Graduation Semester and Year




Document Type


Degree Name

Master of Science in Biomedical Engineering



First Advisor

Samir M Iqbal


This thesis demonstrates a simple process to generate alginate hollow microfibers by using a non-lithographic PDMS microfluidic device. The microfluidic device was fabricated by a novel template method in a wet lab without the support of any conventional lithography techniques. The relationships of the flow rate and the diameter of hollow alginate fibers were characterized. It was found that the outer diameter of the alginate hollow fiber was independent of the flow rate, but the core flow and sheath flow played an important role to control the internal diameter and the wall thickness of the alginate hollow microfiber.

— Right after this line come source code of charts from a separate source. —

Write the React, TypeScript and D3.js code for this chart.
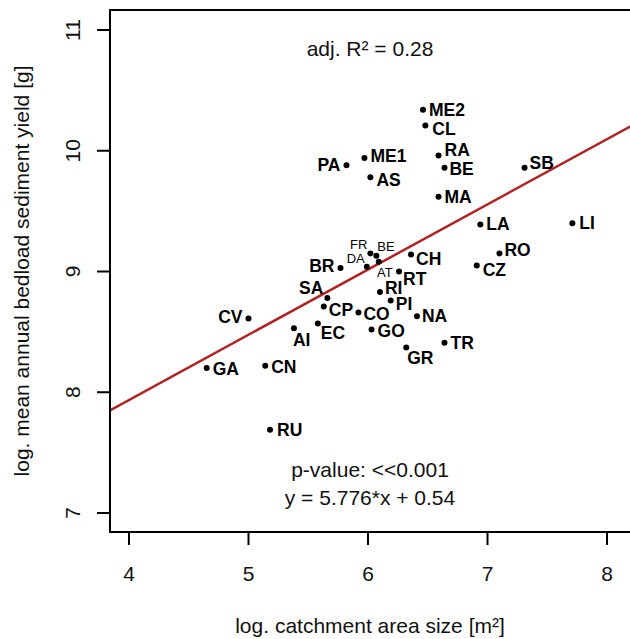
import React from "react";
import * as d3 from "d3";

const siteNames = ["ME2","CL","RA","BE","MA","PA","ME1","AS","SB","LA","LI","RO","CZ","CH","FR","BE","AT","DA","BR","RT","RI","SA","PI","CP","CO","NA","CV","EC","AI","GO","GR","TR","GA","CN","RU"];
const logArea = [6.46,6.48,6.59,6.64,6.59,5.82,5.97,6.02,7.31,6.94,7.71,7.10,6.91,6.36,6.02,6.07,6.09,5.99,5.77,6.26,6.10,5.66,6.19,5.63,5.92,6.41,5.00,5.58,5.38,6.03,6.32,6.64,4.65,5.14,5.18];
const logYield = [10.34,10.21,9.96,9.86,9.62,9.88,9.94,9.78,9.86,9.39,9.40,9.15,9.05,9.14,9.15,9.13,9.08,9.04,9.03,9.00,8.83,8.78,8.76,8.71,8.66,8.63,8.61,8.57,8.53,8.52,8.37,8.41,8.20,8.22,7.69];
const smallLabel = [false,false,false,false,false,false,false,false,false,false,false,false,false,false,true,true,true,true,false,false,false,false,false,false,false,false,false,false,false,false,false,false,false,false,false];
// label placement: [anchor, dx, dy]
const labelPlace: [string, number, number][] = [
  ["start",6,0],["start",7,4],["start",6,-6],["start",5,1],["start",6,0],["end",-6,0],["start",6,-2],["start",6,3],["start",5,-5],["start",6,0],
  ["start",7,0],["start",5,-3],["start",6,5],["start",5,4],["end",-3,-9],["start",1,-9],["middle",6,11],["end",-2,-8],["end",-6,-2],["start",4,7],
  ["start",5,-4],["end",-4,-10],["start",5,4],["start",5,3],["start",5,1],["start",5,0],["end",-6,-2],["start",3,10],["start",-1,12],["start",6,2],
  ["start",1,10],["start",6,0],["start",6,1],["start",6,1],["start",7,0]
];
const xTicks = [4,5,6,7,8];
const yTicks = [7,8,9,10,11];
const slope = 0.54;
const intercept = 5.776;
const statR2 = "adj. R² = 0.28";
const statP = "p-value: <<0.001";
const statEq = "y = 5.776*x + 0.54";

export default function App() {
  const W = 630, H = 639;
  const box = { l: 110, r: 631, t: 10, b: 532 };
  const x = d3.scaleLinear().domain([4, 8]).range([129, 607]);
  const y = d3.scaleLinear().domain([7, 11]).range([513, 30]);
  const x0 = x.invert(box.l), x1 = x.invert(box.r);
  const line = d3.line<number>().x(v => x(v)).y(v => y(slope * v + intercept));
  const font = "'Liberation Sans', Arial, sans-serif";
  const fs = 21;
  return (
    <svg width={W} height={H} style={{ position: "absolute", left: 0, top: 0, background: "#fff" }} fontFamily={font}>
      <rect x={0} y={0} width={W} height={H} fill="#fff" />
      <defs>
        <clipPath id="plotclip"><rect x={box.l} y={box.t} width={box.r - box.l} height={box.b - box.t} /></clipPath>
      </defs>
      <path d={line([x0, x1]) || ""} stroke="#b22222" strokeWidth={2.5} fill="none" clipPath="url(#plotclip)" />
      <rect x={box.l} y={box.t} width={box.r - box.l} height={box.b - box.t} fill="none" stroke="#000" strokeWidth={2} />
      {xTicks.map(t => (
        <g key={"x" + t}>
          <line x1={x(t)} x2={x(t)} y1={box.b} y2={box.b + 13} stroke="#000" strokeWidth={2} />
          <text x={x(t)} y={573} textAnchor="middle" dominantBaseline="central" fontSize={fs} fill="#111">{t}</text>
        </g>
      ))}
      {yTicks.map(t => (
        <g key={"y" + t}>
          <line x1={box.l - 13} x2={box.l} y1={y(t)} y2={y(t)} stroke="#000" strokeWidth={2} />
          <text transform={`translate(${72},${y(t)}) rotate(-90)`} textAnchor="middle" dominantBaseline="central" fontSize={fs} fill="#111">{t}</text>
        </g>
      ))}
      <text x={(box.l + 630) / 2} y={625} textAnchor="middle" dominantBaseline="central" fontSize={fs} fill="#111">log. catchment area size [m²]</text>
      <text transform={`translate(${21},${(box.t + box.b) / 2}) rotate(-90)`} textAnchor="middle" dominantBaseline="central" fontSize={fs} fill="#111">log. mean annual bedload sediment yield [g]</text>
      <text x={370} y={48} textAnchor="middle" dominantBaseline="central" fontSize={fs} fill="#111">{statR2}</text>
      <text x={370} y={469} textAnchor="middle" dominantBaseline="central" fontSize={fs} fill="#111">{statP}</text>
      <text x={370} y={497} textAnchor="middle" dominantBaseline="central" fontSize={fs} fill="#111">{statEq}</text>
      {siteNames.map((n, i) => {
        const cx = x(logArea[i]), cy = y(logYield[i]);
        const [anchor, dx, dy] = labelPlace[i];
        const small = smallLabel[i];
        return (
          <g key={"p" + i}>
            <circle cx={cx} cy={cy} r={3} fill="#000" />
            <text x={cx + dx} y={cy + dy} textAnchor={anchor as any} dominantBaseline="central"
              fontSize={small ? 13 : 17.5} fontWeight={small ? "normal" : "bold"} fill="#000">{n}</text>
          </g>
        );
      })}
    </svg>
  );
}
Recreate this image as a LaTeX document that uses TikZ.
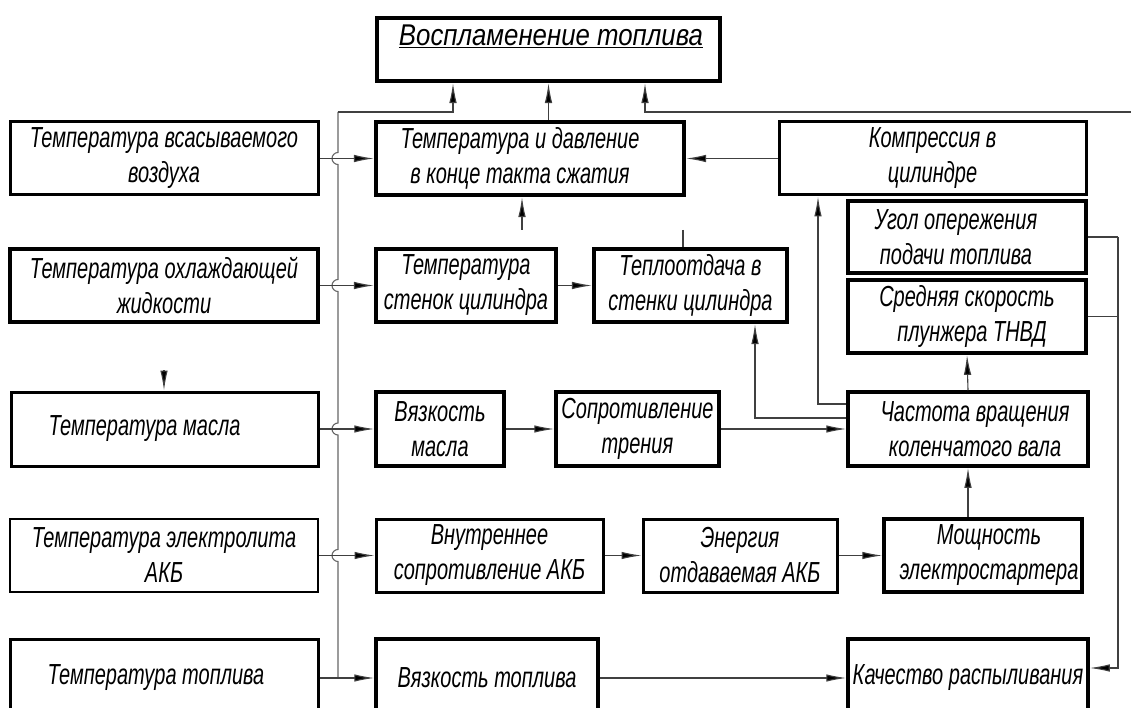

At a constant sheath flow and at increasing core flow rates, the internal diameters increased and the wall thicknesses decreased. At a fixed core flow, with increasing sheath flow rates, the internal diameters decreased and the wall thicknesses increased. The fabricated alginate hollow microfiber was then used as a bioreactor. Glucose oxidase (GOx) was chosen as a model enzyme that was entrapped in the hollow microfibers. The GOx enzyme activity was investigated by a colorimetric assay. This showed that a small internal core and a thick wall directly affected the enzyme encapsulation efficiency, enzymatic activity, and enzyme leakage. In addition, the metal ions present in an enzyme storage solution could act as activators or inhibitors changing the enzyme activity.